A consultant Monday described the Pittsburgh Water and Sewer Authority as being “on its last leg.” There was no need to tell that to the thousands of North Side, Millvale and Reserve customers placed under a boil water advisory after bird and animal droppings were feared to have penetrated torn reservoir covers and contaminated the water.
It might be difficult to believe that no one in this high-tech hotbed of a city thought to replace the polyethylene covers of the Lanpher reservoir at some point in the past 20 years, except that Pittsburghers are so conditioned to PWSA’s litany of management failures — tens of millions of dollars of debt, lead-contaminated infrastructure, billing and service problems, a huge leak in a pipe, also on the North Side — that nearly anything seems possible at this point.

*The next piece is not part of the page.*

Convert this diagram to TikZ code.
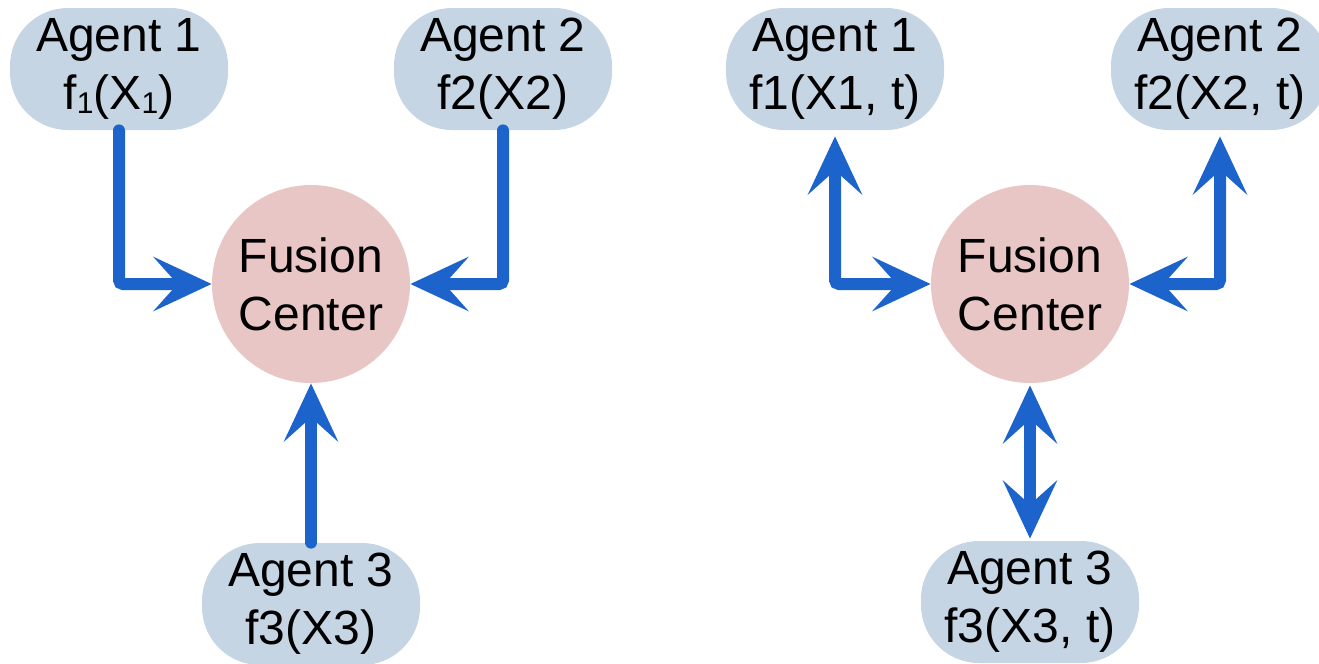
\documentclass[tikz,border=0pt]{standalone}
\usepackage{fontspec}
\setmainfont{Liberation Sans}
\usetikzlibrary{arrows.meta}
\definecolor{agentfill}{RGB}{198,213,228}
\definecolor{centerfill}{RGB}{233,198,198}
\definecolor{linkblue}{RGB}{28,100,204}
\newcommand\lowone{\raisebox{-2pt}{\fontsize{15}{15}\selectfont 1}}
\tikzset{
  tipA/.tip={Stealth[length=29pt,width=27pt,inset=12pt]},
  agent/.style={fill=agentfill, rounded corners=29pt, minimum width=109pt,
    minimum height=61pt, inner sep=0pt, align=center,
    font=\fontsize{24}{29}\selectfont},
  hub/.style={circle, fill=centerfill, minimum size=99pt, inner sep=0pt,
    align=center, font=\fontsize{24}{29}\selectfont},
  link/.style={draw=linkblue, line width=6pt, line cap=round, rounded corners=2pt},
}
\begin{document}
\begin{tikzpicture}[x=0.5pt,y=-0.5pt]
\useasboundingbox (0,0) rectangle (1319,664);

% one-way reporting: agents send to the fusion center
\node[hub] (fc) at (311,284) {Fusion\\Center};
\node[agent] (a1) at (119,69) {Agent 1\\f\lowone(X\lowone)};
\node[agent] (a2) at (503,69) {Agent 2\\f2(X2)};
\node[agent] (a3) at (311,604) {Agent 3\\f3(X3)};

\draw[link,-tipA] (a1.south) |- (fc.west);
\draw[link,-tipA] (a2.south) |- (fc.east);
\draw[link,-tipA] (a3.north) -- (fc.south);

% two-way exchange between agents and the fusion center
\node[hub] (gc) at (1030,284) {Fusion\\Center};
\node[agent] (b1) at (835,69) {Agent 1\\f1(X1, t)};
\node[agent] (b2) at (1220,69) {Agent 2\\f2(X2, t)};
\node[agent] (b3) at (1030,602) {Agent 3\\f3(X3, t)};

\draw[link,tipA-tipA,shorten <=3pt] (b1.south) |- (gc.west);
\draw[link,tipA-tipA,shorten <=3pt] (b2.south) |- (gc.east);
\draw[link,tipA-tipA,shorten <=1pt,shorten >=1pt] (gc.south) -- (b3.north);
\end{tikzpicture}
\end{document}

It just so happened that the boil water advisory was issued on the same day that the Washington, D.C., consultant, Infrastructure Management Group, outlined a menu of changes the city might embrace to put the agency back on course. These range from outsourcing services to “aggressive internal improvement” to a new ownership or management structure. What’s clear is that as the city weighs its options, consumers increasingly are at risk. When and where will the next shoe drop?
Mayor Bill Peduto acknowledged such worries Monday when he said, “There is no backup system. There are numerous issues, and if one thing goes down within this authority, the potential of not having water in this city is very real.”
Nothing would arrest the city’s economic progress and newly hip image faster than the inability to provide fundamental water and sewer services. It has taken the city decades to shed its Rust Belt reputation, but even a short-lived water crisis would be sufficient to revive old stereotypes. Pittsburgh easily could become the next Flint, Mich., a national symbol of neglect and failure. Residents would flee. Capital would, too. It’s often said that a strong city anchors the region, so all of southwestern Pennsylvania would suffer from Pittsburgh’s backsliding.
The fate of PWSA is nothing less than the No. 1 issue in this city, and the matter that should occupy much of Mr. Peduto’s attention each day. “There are no easy choices,” he said Monday, adding that “there will be costs and the costs will go through ratepayers. There are no federal or state programs to bail us out.”
It’s time for Mr. Peduto to put a plan before the city, give consumers an opportunity to weigh in and move forward. Business people who have invested in the city’s new economy should press for decisive action; their investments are on the line. Meanwhile, PWSA should test its system for weaknesses — are any other reservoir covers in need of replacement? — to head off additional problems.
As it restructures PWSA, city officials should accept help from any credible partner. In June, the state House passed a bill that would give the Public Utility Commission oversight of PWSA. The Senate has not yet acted on the bill. It should pass it quickly. The more eyes on PWSA, the better.
It’s bad enough for a city to lose its water in a natural disaster. It would be unconscionable for Pittsburgh to lose its supply because of a disaster that was man-made.